Sometimes it takes a few albums for a band to acquire a cult following. Other times, their very first single sends them off to tour the entire planet. The first music video a band decides to shoot a music video for is a very important choice to make.
Unless one checks out a band because they somehow know them personally, or they're opening for a band they actually want to see, it is usually a music video-accompanied single that captures the attention of new listeners. Of course, the music is primarily the dealbreaker, but the way bands present themselves in music videos (which can include how they play, what they look like and even how well the video was directed) definitely plays a role in the brains of new listeners as they decide whether or not to keep listening. While some got it right on the first try and others are barely identifiable, here are some of our favorite bands' very first music videos from the 1990s or early 2000s. Feel old yet?
“A Box Full Of Sharp Objects” by the Used (2002)
The montage video sets a precedent for this list. However, the unique usage of rewinded footage (2:37) was definitely ahead of its time.
“I’m Just A Kid” by Simple Plan (2002)
How surprised are you that Simple Plan’s first music video was a high-school setting and included the guys all trying to impress one girl? And that they all end up getting rejected and embarrassingly hurt? And that Tony Hawk makes a cameo? Neither are we. Posi jumps in the high school gymnasium get extra pop-punk points.
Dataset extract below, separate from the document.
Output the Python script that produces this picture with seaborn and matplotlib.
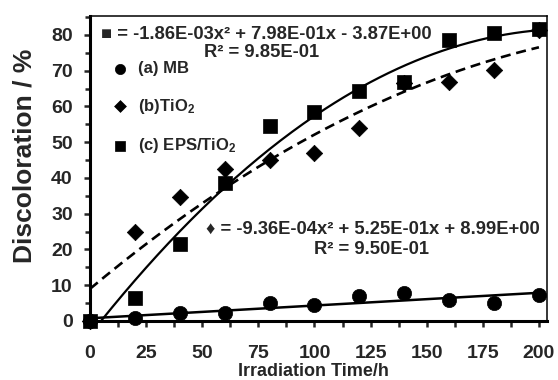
import numpy as np
import pandas as pd
import matplotlib
matplotlib.use("Agg")
import matplotlib.pyplot as plt
import seaborn as sns
from matplotlib.ticker import MultipleLocator

# ---- data ----
time_h = [0, 20, 40, 60, 80, 100, 120, 140, 160, 180, 200]
mb = [0, 0.75, 2.1, 2.1, 5.1, 4.5, 7.0, 7.7, 5.9, 5.1, 7.3]
tio2 = [0, 24.8, 34.6, 42.4, 45.0, 46.9, 53.9, 66.5, 66.9, 70.2, 81.4]
eps_tio2 = [0, 6.3, 21.5, 38.7, 54.5, 58.5, 64.4, 66.9, 78.6, 80.5, 81.7]

# trend-line coefficients shown in the chart (highest power first)
eps_coef = [-1.86e-03, 7.98e-01, -3.87e+00]
tio2_coef = [-9.36e-04, 5.25e-01, 8.99e+00]

eq_eps = ["\u25a0 = -1.86E-03x\u00b2 + 7.98E-01x - 3.87E+00", "R\u00b2 = 9.85E-01"]
eq_tio2 = ["\u2666 = -9.36E-04x\u00b2 + 5.25E-01x + 8.99E+00", "R\u00b2 = 9.50E-01"]
labels = ["(a) MB", "(b)TiO$_2$", "(c) EPS/TiO$_2$"]
x_ticks = [0, 25, 50, 75, 100, 125, 150, 175, 200]
y_ticks = [0, 10, 20, 30, 40, 50, 60, 70, 80]

sns.set_style("white")
plt.rcParams["font.family"] = ["Liberation Sans", "DejaVu Sans"]
plt.rcParams["font.weight"] = "bold"
plt.rcParams["mathtext.fontset"] = "custom"
plt.rcParams["mathtext.rm"] = "Liberation Sans:bold"
plt.rcParams["mathtext.it"] = "Liberation Sans:bold"
plt.rcParams["mathtext.bf"] = "Liberation Sans:bold"

fig = plt.figure(figsize=(5.58, 3.80), dpi=100)
ax = fig.add_axes([0.1613, 0.1553, 0.9803 - 0.1613, 0.9579 - 0.1553])

df = pd.DataFrame({"t": time_h, "mb": mb, "tio2": tio2, "eps": eps_tio2})

# fit curves
xs = np.linspace(0, 200, 201)
mb_coef = np.polyfit(time_h, mb, 1)
curves = pd.DataFrame({
    "x": xs,
    "mb": np.polyval(mb_coef, xs),
    "tio2": np.polyval(tio2_coef, xs),
    "eps": np.polyval(eps_coef, xs),
})
sns.lineplot(data=curves, x="x", y="mb", ax=ax, color="black", lw=1.8, legend=False)
sns.lineplot(data=curves, x="x", y="eps", ax=ax, color="black", lw=1.6, legend=False)
sns.lineplot(data=curves, x="x", y="tio2", ax=ax, color="black", lw=1.9, legend=False)
ax.lines[-1].set_dashes([3.8, 2.2])

common = dict(ax=ax, color="black", edgecolor="black", linewidth=0.5, clip_on=False, zorder=5)
sns.scatterplot(data=df, x="t", y="mb", marker="o", s=105, label=labels[0], **common)
sns.scatterplot(data=df, x="t", y="tio2", marker="D", s=70, label=labels[1], **common)
sns.scatterplot(data=df, x="t", y="eps", marker="s", s=100, label=labels[2], **common)

ax.set_xlim(0, 203.6)
ax.set_ylim(0, 85.3)
ax.set_xticks(x_ticks)
ax.set_yticks(y_ticks)
ax.xaxis.set_minor_locator(MultipleLocator(12.5))
ax.yaxis.set_minor_locator(MultipleLocator(5))
ax.tick_params(axis="y", which="major", direction="out", length=4.5, width=1.8,
               labelsize=14, pad=8, left=True)
ax.tick_params(axis="y", which="minor", direction="out", length=3.5, width=1.8, left=True)
ax.tick_params(axis="x", which="both", direction="out", length=4, width=1.8,
               labelsize=14, pad=13, bottom=True)
for lbl in ax.get_xticklabels() + ax.get_yticklabels():
    lbl.set_fontweight("bold")

for side in ["left", "bottom"]:
    ax.spines[side].set_linewidth(2.2)
for side in ["top", "right"]:
    ax.spines[side].set_linewidth(1.1)
for s in ax.spines.values():
    s.set_color("black")

ax.set_xlabel("Irradiation Time/h", fontsize=13, fontweight="bold")
ax.xaxis.set_label_coords(0.49, -0.137)
ax.set_ylabel("Discoloration / %", fontsize=19, fontweight="bold")
ax.yaxis.set_label_coords(-0.118, 0.54)

leg = ax.legend(loc="upper left", bbox_to_anchor=(0.0, 0.895), frameon=False,
                fontsize=12, labelspacing=1.22, handletextpad=0.1,
                markerscale=0.72, borderaxespad=0.4)
for t in leg.get_texts():
    t.set_fontweight("bold")

txt = dict(transform=ax.transAxes, ha="center", va="center", fontsize=13.2, fontweight="bold")
ax.text(0.385, 0.938, eq_eps[0], **txt)
ax.text(0.376, 0.879, eq_eps[1], **txt)
ax.text(0.619, 0.302, eq_tio2[0], **txt)
ax.text(0.617, 0.236, eq_tio2[1], **txt)

fig.savefig("out.png", dpi=100)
”Little Things” by Good Charlotte (2001)
Is there a pattern here? To be fair, GC beat SP to it. This song is a strong representation of the music scene as it is dedicated to “every kid who ever got picked last in gym class, every kid who never had a date to no school dance and everyone who’s ever been called a freak.”
”Vampires Will Never Hurt You” by My Chemical Romance (2002)
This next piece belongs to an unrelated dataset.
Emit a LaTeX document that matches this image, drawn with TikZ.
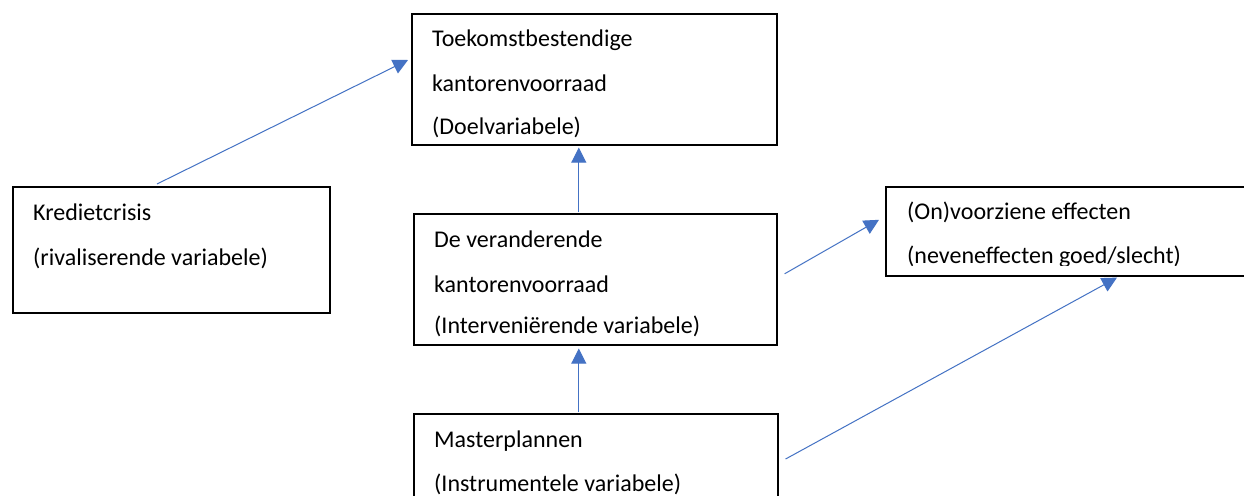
\documentclass[tikz,border=0pt]{standalone}
\usepackage{fontspec}
\setmainfont{Carlito}
\usetikzlibrary{arrows.meta}
\definecolor{wordblue}{HTML}{4472C4}
\begin{document}
\begin{tikzpicture}[x=1pt,y=-1pt,
  box/.style={draw=black, line width=1.6pt, inner sep=0pt, anchor=north west},
  lbl/.style={anchor=base west, inner sep=0pt, font=\fontsize{24}{28}\selectfont},
  conn/.style={draw=wordblue, line width=1pt, -{Triangle[length=15pt,width=15pt]}}]
\clip (0,0) rectangle (1244,495);
\fill[white] (0,0) rectangle (1244,495);
% boxes
\node[box, minimum width=365pt, minimum height=131pt] (top) at (411,13) {};
\node[box, minimum width=317pt, minimum height=126pt] (kred) at (12,186) {};
\node[box, minimum width=363pt, minimum height=131pt] (mid) at (413,213) {};
\node[box, minimum width=375pt, minimum height=89pt] (eff) at (885,186) {};
\node[box, minimum width=364pt, minimum height=110pt] (bot) at (413,413) {};
% texts
\begin{scope}
\clip (411,13) rectangle (776,137);
\node[lbl] (topa) at (432,47) {Toekomstbestendige};
\node[lbl] (topb) at (432,92) {kantorenvoorraad};
\node[lbl] (topc) at (432,134) {(Doelvariabele)};
\end{scope}
\node[lbl] (kreda) at (33,220) {Kredietcrisis};
\node[lbl] (kredb) at (33,265) {(rivaliserende variabele)};
\node[lbl] (mida) at (434,247) {De veranderende};
\node[lbl] (midb) at (434,292) {kantorenvoorraad};
\node[lbl] (midc) at (434,333) {(Interveniërende variabele)};
\begin{scope}
\clip (885,186) rectangle (1244,265);
\node[lbl] (effa) at (907,219) {(On)voorziene effecten};
\node[lbl] (effb) at (907,263) {(neveneffecten goed/slecht)};
\end{scope}
\node[lbl] (bota) at (434,447) {Masterplannen};
\node[lbl] (botb) at (434,491) {(Instrumentele variabele)};
% connectors
\coordinate (s1) at ([shift={(145,-2)}]kred.north west);
\draw[conn] (s1) -- ([shift={(-3,47)}]top.north west);
\draw[conn] ([shift={(-16.5,-1)}]mid.north) -- ([shift={(-15.5,2)}]top.south);
\coordinate (s3) at ([shift={(7,-5.5)}]mid.east);
\draw[conn] (s3) -- ([shift={(-6,-11.5)}]eff.west);
\draw[conn] ([shift={(-17,-1)}]bot.north) -- ([shift={(-16.5,3)}]mid.south);
\coordinate (s5) at ([shift={(7,46)}]bot.north east);
\draw[conn] (s5) -- ([shift={(232,1)}]eff.south west);
\end{tikzpicture}
\end{document}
Much more heavy and raw than The Black Parade era, MCR’s first album was filled with dark goodies such as this one. Besides this epic song solidifying the association between the band and vampires, it also demonstrates their theatrical passion for dressing up, which stayed with them throughout the years.
”Makes No Difference” by Sum 41 (2000)
Another compilation montage; we can’t get enough of these. Those drum kit firework sparklers are badass! They certainly complement the synchronized onstage dancing. This video also makes us want to rob a pizza place with water guns. Looks like Sum 41 are the pioneers of the high-school-setting on this first music video list, unless we’re forgetting someone.
“Way Away” by Yellowcard (2003)
It certainly makes sense for the Jacksonville, Florida pop-punk quintet choose a song that describes their leap of rock star faith as their first music video. The song describes how it felt to move way away from home to Southern California to follow their dreams. The video shows singer/songwriter packing up his bags for the move while playing with the rest of the band in other shots.
”Longview” by Green Day (1994)
Green Day’s debut single describes the ultimate level of boredom. The lyrical allusions to smoking marijuana and masturbating until you get lonely captured the attention of many youths who seemed to understand where they’re coming from.
”If You C Jordan” by Something Corporate (2001)
No better way to embarrass your high school frenemy than to write a bitter anthem directly calling them out. The lyrics are not subtle in the slightest: We are basically walked through this entire part of Andrew McMahon’s high school career, with names, locations and the honest truth.